“The U.S. economic and systemic-solvency crises of the last five years continue to deteriorate. Yet they remain just the precursors to the coming Great Collapse: a hyperinflationary great depression. The unfolding circumstance will encompass a complete loss in the purchasing power of the U.S. dollar; a collapse in the normal stream of U.S. commercial and economic activity; a collapse in the U.S. financial system, as we know it; and a likely realignment of the U.S. political environment. Outside timing on the hyperinflation remains 2014, but events of the last year have accelerated the movement towards this ultimate dollar catastrophe. Following Mr. Bernanke’s extraordinary efforts to debase the U.S. currency in late-2010, the dollar had lost its traditional safe-haven status by early-2011. Whatever global confidence had remained behind the U.S dollar was lost in July and August. That was in response to the lack of political will—shown by those who control the White House and Congress—to address the long-range insolvency of the U.S. government, and as a result of the later credit-rating downgrade to U.S. Treasury debt.

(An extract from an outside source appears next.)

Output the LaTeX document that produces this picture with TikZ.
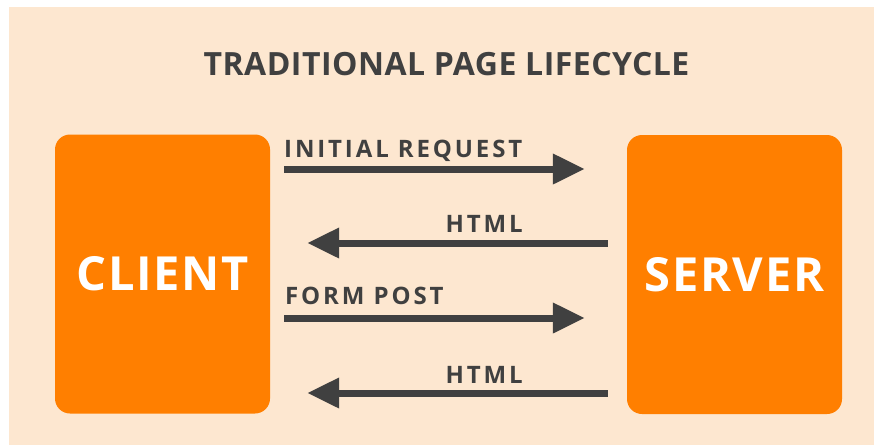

“The economy has underperformed and likely will continue to underperform consensus forecasts by a significant margin. In turn, weaker-than-expected economic growth will mean significantly worse-than-expected federal budget deficits, Treasury funding needs and banking-system solvency conditions.
“With the U.S. election just nine months off, political pressures will mount to favor fiscal stimulus measures instead of restraint. …Consistent with the precedent set in 2008, the Fed, and likely the Treasury, also will remain in place to do whatever is needed, at whatever cost, to prevent systemic collapse in the United States. All of these actions, though, have costs in terms of higher domestic inflation and intensified dollar debasement.
“The U.S. dollar remains highly vulnerable to massive, panicked selling, at any time, with little or no warning. The next round of Federal Reserve or U.S. government easing or stimulus could be the proximal trigger for such a currency panic and/or for strong efforts to strip the U.S. currency of its global reserve currency status.
As the advance squalls from this great financial tempest come ashore, the government could be expected to launch a variety of efforts at forestalling the hyperinflation’s landfall, but such efforts will buy little time…”
John Williams, shadowstats.com, “Hyperinflation 2012”, 1/25/12
Ominously, just last December 2011, Ostensible U.S. Ally Japan, and China, agreed to a currency Swap Arrangement. This move further eroded the status of the U.S. Dollar as the World’s Reserve Currency.
More importantly it underlines the Fundamental Flaw not only in the U.S. Dollar, but also in the world’s other major Currencies – they are Pure Fiat Currencies… Keynesian Spawn.
Having no intrinsic value, Fiat Currencies facilitate a variety of destabilizing phenomena. One is that their Purchasing Power is easy to debase whether by Avaricious Mega-Bankers or by Politicians who want to reward their constituents, but not have them pay for their borrowed benefits currently. A typical result is The Great Currency Purchasing Power Degradation we are now seeing.
The U.S. Dollar has lost over 95% of its Purchasing Power since the Private for-Profit Fed was established in 1913 and the amount of Interest Taxpayers have paid the Mega-Bank Owners of the Fed since then is in the $Trillions.
Earlier this week an informative and widely read newsletter pompously intoned: “Washington has decided to kill the dollar.” We and a few others have been saying so for years. (See e.g.,”Dire Economic Forecast Reveals Profit Opportunities & Cartel ‘End Game’ Threat” (6/20/08) in the Articles by Deepcaster at deepcaster.com.
The U.S. now continues on such a path (with the Euro following along) and it has already led it to the threshold of Hyperinflation with 10.57% per year Real Inflation per shadowstats.com, (Note 1) Official Figures are Bogus.